De intensas delicadezas chega-se ao Sim
“Vem sobre os mares,
Sobre os mares maiores,
Sobre o mar sem horizontes precisos“
Fernando Pessoa
A voz humana é ela mesma um híbrido do visível com o invisível, uma casa movente do espírito, este disco se desloca como um pássaro marinho desconhecido voando por cima de fronteiras indiscerníveis, Natalia entrelaça as asas da poesia com as da canção com uma delicada urgência, entrelaça o jazz, o pop e o rock, entrelaça tempos e décadas com um sentimento atemporal de intensidade da presença, a voz é ela mesmo um híbrido da presença-ausência, quando digo híbrido não quero de modo algum dizer ambíguo, há uma precisão da leveza de um sentimento trágico do mundo que impede qualquer ambiguidade, o híbrido é o que contem em si mais de um mundo.
Este é um disco mestiço, híbrido, abertamente fechado como que costurado com linho fino feito de algas, de teias luminosas muito frágeis que seguram, sustentam esse voo para dentro do poema, da canção. Este disco é um anti-réquiem para uma época que se entrelaça com o presente porque ainda não foi devidamente avaliada, a época em que se iniciaram as produções independentes na música popular do Brasil, a época em que foram lançados Clara Crocodilo de Arrigo Barnabé, os discos de Itamar Assumpção, o primeiro disco de Ná Ozetti, os discos da extraordinária banda Rumos, obras que também defendiam-anunciavam esta mesma autonomia de um hibridismo, que floresce neste disco de Natalia Barros.

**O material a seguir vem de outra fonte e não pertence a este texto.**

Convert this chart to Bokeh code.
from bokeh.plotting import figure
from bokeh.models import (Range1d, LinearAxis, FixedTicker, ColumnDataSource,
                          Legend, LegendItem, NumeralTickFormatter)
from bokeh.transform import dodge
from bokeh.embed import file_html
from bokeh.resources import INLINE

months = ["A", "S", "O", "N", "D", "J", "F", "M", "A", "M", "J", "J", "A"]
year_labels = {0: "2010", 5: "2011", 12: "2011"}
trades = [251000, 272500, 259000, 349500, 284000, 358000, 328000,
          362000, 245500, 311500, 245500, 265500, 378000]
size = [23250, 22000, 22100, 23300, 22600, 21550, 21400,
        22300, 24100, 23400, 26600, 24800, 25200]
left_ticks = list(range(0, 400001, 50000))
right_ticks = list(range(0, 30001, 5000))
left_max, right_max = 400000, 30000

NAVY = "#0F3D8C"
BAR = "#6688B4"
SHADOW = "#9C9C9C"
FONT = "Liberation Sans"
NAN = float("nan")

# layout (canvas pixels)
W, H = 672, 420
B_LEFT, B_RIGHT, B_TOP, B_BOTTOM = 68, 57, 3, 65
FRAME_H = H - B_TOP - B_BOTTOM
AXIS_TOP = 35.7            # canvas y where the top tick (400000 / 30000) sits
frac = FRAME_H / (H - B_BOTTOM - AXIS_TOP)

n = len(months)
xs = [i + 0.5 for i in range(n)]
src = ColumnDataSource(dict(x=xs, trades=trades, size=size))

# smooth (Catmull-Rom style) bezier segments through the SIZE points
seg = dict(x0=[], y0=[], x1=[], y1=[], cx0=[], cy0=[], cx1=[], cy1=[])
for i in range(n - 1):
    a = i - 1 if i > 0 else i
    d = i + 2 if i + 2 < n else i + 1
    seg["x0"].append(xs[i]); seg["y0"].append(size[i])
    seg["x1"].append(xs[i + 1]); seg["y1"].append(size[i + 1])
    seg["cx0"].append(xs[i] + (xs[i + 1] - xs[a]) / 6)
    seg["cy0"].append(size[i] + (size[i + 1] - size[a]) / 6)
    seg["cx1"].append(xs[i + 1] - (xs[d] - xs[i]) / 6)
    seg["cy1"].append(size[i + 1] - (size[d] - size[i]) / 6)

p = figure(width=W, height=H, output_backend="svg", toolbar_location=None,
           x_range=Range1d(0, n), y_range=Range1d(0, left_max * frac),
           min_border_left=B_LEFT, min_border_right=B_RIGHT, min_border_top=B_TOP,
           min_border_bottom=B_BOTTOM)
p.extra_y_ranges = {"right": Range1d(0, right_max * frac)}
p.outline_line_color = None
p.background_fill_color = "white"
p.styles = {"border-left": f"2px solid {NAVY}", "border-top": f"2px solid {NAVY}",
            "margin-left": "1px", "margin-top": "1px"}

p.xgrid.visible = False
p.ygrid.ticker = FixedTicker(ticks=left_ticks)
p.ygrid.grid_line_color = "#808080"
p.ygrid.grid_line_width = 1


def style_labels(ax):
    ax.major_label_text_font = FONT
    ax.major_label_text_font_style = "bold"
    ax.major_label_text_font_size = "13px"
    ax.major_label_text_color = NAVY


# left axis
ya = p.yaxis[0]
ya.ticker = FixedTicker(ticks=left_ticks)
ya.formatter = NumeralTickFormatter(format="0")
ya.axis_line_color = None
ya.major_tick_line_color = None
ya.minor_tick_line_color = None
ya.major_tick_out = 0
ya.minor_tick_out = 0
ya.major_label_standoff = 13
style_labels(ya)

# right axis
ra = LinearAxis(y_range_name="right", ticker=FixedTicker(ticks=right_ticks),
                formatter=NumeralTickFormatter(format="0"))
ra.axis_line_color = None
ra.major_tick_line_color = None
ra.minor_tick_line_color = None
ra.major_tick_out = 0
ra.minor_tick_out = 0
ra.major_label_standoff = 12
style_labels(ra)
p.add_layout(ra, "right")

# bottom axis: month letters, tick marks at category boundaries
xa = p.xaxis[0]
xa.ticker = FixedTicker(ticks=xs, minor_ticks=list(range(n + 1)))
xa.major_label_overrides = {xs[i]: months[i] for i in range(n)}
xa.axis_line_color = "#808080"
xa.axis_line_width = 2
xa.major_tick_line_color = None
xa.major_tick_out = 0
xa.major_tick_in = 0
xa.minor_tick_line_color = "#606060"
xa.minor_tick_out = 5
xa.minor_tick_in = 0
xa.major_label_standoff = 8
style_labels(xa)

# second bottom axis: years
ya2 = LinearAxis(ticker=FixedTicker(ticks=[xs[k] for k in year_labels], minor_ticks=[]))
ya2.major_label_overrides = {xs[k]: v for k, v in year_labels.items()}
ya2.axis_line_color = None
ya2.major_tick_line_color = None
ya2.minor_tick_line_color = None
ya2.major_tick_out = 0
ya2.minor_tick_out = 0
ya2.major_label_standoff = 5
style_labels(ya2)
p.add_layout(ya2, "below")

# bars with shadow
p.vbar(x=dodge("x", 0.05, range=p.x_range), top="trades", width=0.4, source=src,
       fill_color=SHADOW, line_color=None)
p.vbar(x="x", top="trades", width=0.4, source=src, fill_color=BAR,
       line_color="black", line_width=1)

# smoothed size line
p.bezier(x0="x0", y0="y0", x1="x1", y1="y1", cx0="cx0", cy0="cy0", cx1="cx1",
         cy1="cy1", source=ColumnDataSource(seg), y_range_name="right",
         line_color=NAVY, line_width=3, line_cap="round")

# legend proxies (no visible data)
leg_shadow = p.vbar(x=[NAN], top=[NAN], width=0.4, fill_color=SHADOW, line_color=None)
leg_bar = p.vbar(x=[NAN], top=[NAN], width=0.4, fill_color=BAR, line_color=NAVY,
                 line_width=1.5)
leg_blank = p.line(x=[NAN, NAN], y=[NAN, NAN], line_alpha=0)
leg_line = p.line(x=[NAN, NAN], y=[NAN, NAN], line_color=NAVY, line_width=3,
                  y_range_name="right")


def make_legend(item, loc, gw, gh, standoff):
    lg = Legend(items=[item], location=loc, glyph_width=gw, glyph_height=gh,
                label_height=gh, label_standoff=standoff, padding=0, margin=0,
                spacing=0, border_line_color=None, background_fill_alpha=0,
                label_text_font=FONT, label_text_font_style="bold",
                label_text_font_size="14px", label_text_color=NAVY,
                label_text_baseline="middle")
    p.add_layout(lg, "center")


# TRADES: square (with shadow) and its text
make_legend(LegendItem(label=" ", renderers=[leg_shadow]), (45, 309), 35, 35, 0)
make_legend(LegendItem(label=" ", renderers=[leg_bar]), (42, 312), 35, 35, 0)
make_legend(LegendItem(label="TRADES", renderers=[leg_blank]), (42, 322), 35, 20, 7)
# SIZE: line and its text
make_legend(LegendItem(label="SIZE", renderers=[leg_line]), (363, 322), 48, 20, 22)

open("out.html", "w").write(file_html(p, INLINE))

Este hibridismo-mestiçagem, mistura de lágrima blue e místico orvalho, mar e montanha sinfônicos nas entrelinhas dos poemas, recicantados e decantados. Existe aqui uma plenitude do feminino infinito em seu mergulho panteísta-místico dentro de evocações sutis da Natureza, quem está cantando é uma poeta na sua plenitude de quintal ao redor da mata, uma voz que se permite uma libertação de papéis e de capas. Uma vez perguntei ao Itamar depois de um show em Santos, se ele um dia lançaria um livro de poemas e ele me respondeu: ‘ Sim, um de poemas-não. Como estes discos de não-canções, sou um poeta-não, menino ‘ respondi que ele era um Poeta-Sim, que seus discos tinham canções-sim e poemas-sim, como os discos do Itamar, este também, atravessa os bem definidos Nãos de nosso tempo e de outros tempos, inclusive o não-do-não da morte e outros nãos, para chegar a um intenso e delicado SIM.